頻度 よくみる
ニュートピックス
・閉経後の女性ホルモン低下に伴う外陰部・腟の萎縮変化およびそれに伴う身体症状として,局所の所見として外陰腟萎縮(VVA:vulvovaginal atrophy),全身的な症状症候群として閉経後性器尿路症候群(GSM:genitourinary syndrome of menopause)という概念が提唱されている.

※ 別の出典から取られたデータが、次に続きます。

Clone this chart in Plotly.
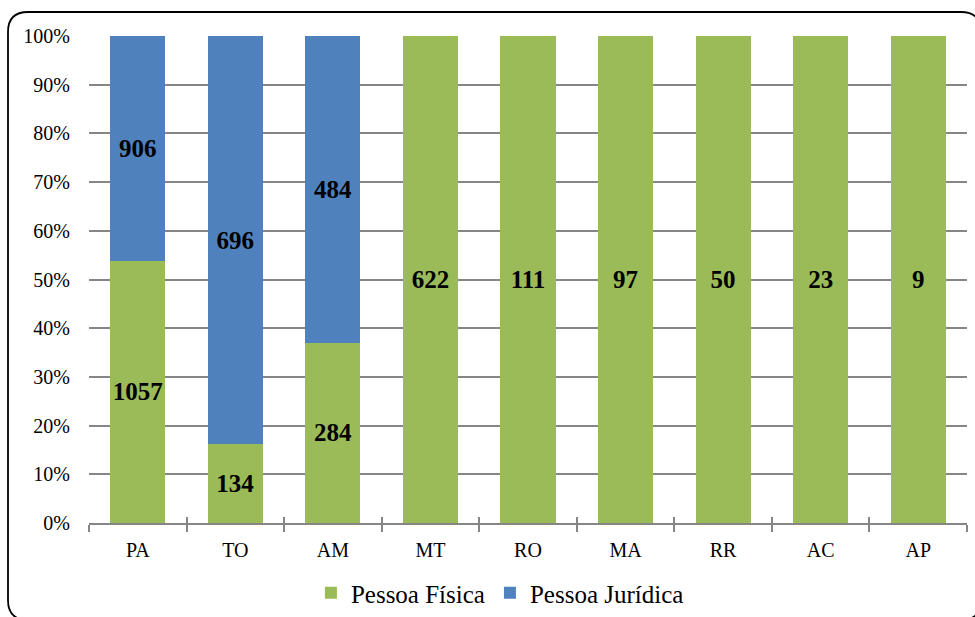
import plotly.graph_objects as go

categories = ["PA", "TO", "AM", "MT", "RO", "MA", "RR", "AC", "AP"]
pessoa_fisica = [1057, 134, 284, 622, 111, 97, 50, 23, 9]
pessoa_juridica = [906, 696, 484, 0, 0, 0, 0, 0, 0]

totals = [f + j for f, j in zip(pessoa_fisica, pessoa_juridica)]
pf_pct = [f / t * 100 for f, t in zip(pessoa_fisica, totals)]
pj_pct = [j / t * 100 for j, t in zip(pessoa_juridica, totals)]

GREEN = "#9BBB59"
BLUE = "#4F81BD"
SERIF = "Liberation Serif"

W, H = 975, 617
L, R, T, B = 89, 8, 36, 94
pw, ph = W - L - R, H - T - B

fig = go.Figure()
fig.add_trace(go.Bar(
    name="Pessoa Física", x=categories, y=pf_pct,
    marker=dict(color=GREEN, line=dict(width=0)),
    text=[str(v) if v else "" for v in pessoa_fisica],
    textposition="inside", insidetextanchor="middle", textangle=0,
    constraintext="none",
    textfont=dict(family=SERIF, size=25, color="black", weight="bold"),
    hoverinfo="skip",
))
fig.add_trace(go.Bar(
    name="Pessoa Jurídica", x=categories, y=pj_pct,
    marker=dict(color=BLUE, line=dict(width=0)),
    text=[str(v) if v else "" for v in pessoa_juridica],
    textposition="inside", insidetextanchor="middle", textangle=0,
    constraintext="none",
    textfont=dict(family=SERIF, size=25, color="black", weight="bold"),
    hoverinfo="skip",
))
fig.add_trace(go.Bar(x=categories, y=[0]*9, xaxis="x2", yaxis="y",
                     showlegend=False, hoverinfo="skip", marker=dict(color="rgba(0,0,0,0)")))

def px2x(px):
    return (px - L) / pw

def px2y(py):
    return 1 - (py - T) / ph

# rounded border
x0, x1, y0, y1, r = 8, 981, 12, 620, 20
path = (f"M {px2x(x0+r)},{px2y(y0)} L {px2x(x1-r)},{px2y(y0)} "
        f"Q {px2x(x1)},{px2y(y0)} {px2x(x1)},{px2y(y0+r)} "
        f"L {px2x(x1)},{px2y(y1-r)} Q {px2x(x1)},{px2y(y1)} {px2x(x1-r)},{px2y(y1)} "
        f"L {px2x(x0+r)},{px2y(y1)} Q {px2x(x0)},{px2y(y1)} {px2x(x0)},{px2y(y1-r)} "
        f"L {px2x(x0)},{px2y(y0+r)} Q {px2x(x0)},{px2y(y0)} {px2x(x0+r)},{px2y(y0)} Z")

fig.update_layout(
    width=W, height=H,
    margin=dict(l=L, r=R, t=T, b=B, autoexpand=False),
    paper_bgcolor="white", plot_bgcolor="white",
    barmode="stack", bargap=0.435,
    font=dict(family=SERIF, color="black"),
    showlegend=True,
    legend=dict(orientation="h", x=0.468, xanchor="center", y=px2y(593), yanchor="middle",
                font=dict(family="Liberation Serif, serif", size=25, color="black"),
                bgcolor="rgba(0,0,0,0)", itemwidth=30, traceorder="normal"),
    shapes=[dict(type="path", xref="paper", yref="paper", path=path,
                 line=dict(color="black", width=1.8), layer="above")],
    xaxis=dict(type="category", showgrid=False, showline=True, linecolor="#868686",
               linewidth=2, ticks="outside", tickson="boundaries", ticklen=7,
               tickcolor="#868686", tickwidth=2, ticklabelstandoff=8,
               tickfont=dict(family=SERIF, size=20, color="black"), range=[-0.5, 8.5]),
    xaxis2=dict(type="category", overlaying="x", showgrid=False, showline=False,
                ticks="inside", tickson="boundaries", ticklen=6, tickcolor="#868686",
                tickwidth=2, showticklabels=False, range=[-0.5, 8.5], anchor="y"),
    yaxis=dict(range=[0, 100], dtick=10, ticksuffix="%", showgrid=True,
               gridcolor="#868686", gridwidth=1.5, showline=False, zeroline=False,
               ticks="", ticklabelstandoff=18,
               tickfont=dict(family=SERIF, size=20, color="black")),
)

fig.write_html("out.html")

・近年,腟のかゆみ・乾燥・性交痛・尿漏れなどの症状の改善を目的として,自由診療で炭酸ガスフラクショナルレーザーを用いた施術が行われている.
治療のポイント
・外陰や腟の疼痛・瘙痒感は頻度が高く,若年者から高齢者まで幅広くみられる.
・外陰や腟の疼痛・瘙痒感を認める疾患は,良性・炎症性疾患が主であるが,まれに外陰パジェット病などの悪性疾患のことがあり,その鑑別が重要である.しかしながら,早期では外陰炎との鑑別が困難であり,ステロイド治療などが奏効しない悪性の可能性を念頭におき,皮膚生検による診断を考慮する.

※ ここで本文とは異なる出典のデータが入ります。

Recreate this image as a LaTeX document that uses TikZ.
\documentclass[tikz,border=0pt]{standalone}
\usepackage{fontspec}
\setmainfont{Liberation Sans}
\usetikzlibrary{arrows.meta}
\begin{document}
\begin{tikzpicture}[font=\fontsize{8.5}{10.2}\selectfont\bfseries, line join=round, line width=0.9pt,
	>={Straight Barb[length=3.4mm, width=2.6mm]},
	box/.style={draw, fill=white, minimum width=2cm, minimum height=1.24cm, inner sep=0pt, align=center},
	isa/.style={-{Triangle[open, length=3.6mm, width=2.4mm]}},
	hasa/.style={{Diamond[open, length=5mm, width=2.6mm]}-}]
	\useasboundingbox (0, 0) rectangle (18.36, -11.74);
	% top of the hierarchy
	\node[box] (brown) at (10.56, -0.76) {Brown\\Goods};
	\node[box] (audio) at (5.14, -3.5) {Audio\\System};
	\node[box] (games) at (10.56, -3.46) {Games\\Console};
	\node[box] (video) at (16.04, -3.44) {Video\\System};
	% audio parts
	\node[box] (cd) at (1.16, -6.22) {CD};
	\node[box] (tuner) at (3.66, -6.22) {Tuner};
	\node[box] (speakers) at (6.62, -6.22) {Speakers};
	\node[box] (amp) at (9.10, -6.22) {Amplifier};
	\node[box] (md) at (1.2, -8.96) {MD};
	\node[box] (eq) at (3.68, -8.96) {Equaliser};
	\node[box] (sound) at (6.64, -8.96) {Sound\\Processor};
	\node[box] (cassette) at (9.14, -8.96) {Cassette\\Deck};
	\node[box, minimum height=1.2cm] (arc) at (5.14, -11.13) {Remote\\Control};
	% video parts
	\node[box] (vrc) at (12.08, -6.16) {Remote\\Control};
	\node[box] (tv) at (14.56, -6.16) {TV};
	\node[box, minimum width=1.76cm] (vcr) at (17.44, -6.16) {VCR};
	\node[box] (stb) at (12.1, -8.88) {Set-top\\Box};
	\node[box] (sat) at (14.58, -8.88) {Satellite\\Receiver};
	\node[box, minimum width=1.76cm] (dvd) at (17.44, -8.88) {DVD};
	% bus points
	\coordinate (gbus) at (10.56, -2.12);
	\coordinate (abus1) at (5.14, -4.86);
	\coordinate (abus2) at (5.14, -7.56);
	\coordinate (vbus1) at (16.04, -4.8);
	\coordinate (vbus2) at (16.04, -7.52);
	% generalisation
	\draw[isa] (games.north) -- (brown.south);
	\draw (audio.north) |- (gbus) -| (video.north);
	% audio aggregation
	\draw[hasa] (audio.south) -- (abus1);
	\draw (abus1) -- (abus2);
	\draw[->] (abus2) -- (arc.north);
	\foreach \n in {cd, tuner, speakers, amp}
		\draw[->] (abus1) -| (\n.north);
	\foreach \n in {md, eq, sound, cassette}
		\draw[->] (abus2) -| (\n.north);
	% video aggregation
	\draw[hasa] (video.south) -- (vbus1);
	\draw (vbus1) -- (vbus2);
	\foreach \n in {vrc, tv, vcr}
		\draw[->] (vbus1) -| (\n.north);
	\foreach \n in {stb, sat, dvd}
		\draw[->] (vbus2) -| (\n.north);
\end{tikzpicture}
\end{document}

・扁平苔癬や硬化性苔癬は外陰部に強い瘙痒感を伴う.ステロイド治療が基本であるが,難治性の場合は悪性腫瘍が発生することがある.
・視診では明らかな所見がない外陰痛も高齢者によくみられる疾患である.しばしば難治性であり,患者の訴えをよく傾聴し,慢性疼痛との観点から治療する.
Ⅰ.バルトリン腺疾患
◆病態と診断
・腟入口部の5時・7時方向に存在するバルトリン腺が感染,機械的刺激,分娩時裂傷などにより,腺開口部が閉鎖することにより分泌物が貯留し,排泄管および腺自体が拡大することによって発生する嚢胞である.片側の大陰唇の後半部に増大した弾力性のある無痛性の腫瘤を形成し,視診・触診により診断は容易である.感染すると発赤,疼痛を伴う膿瘍になる.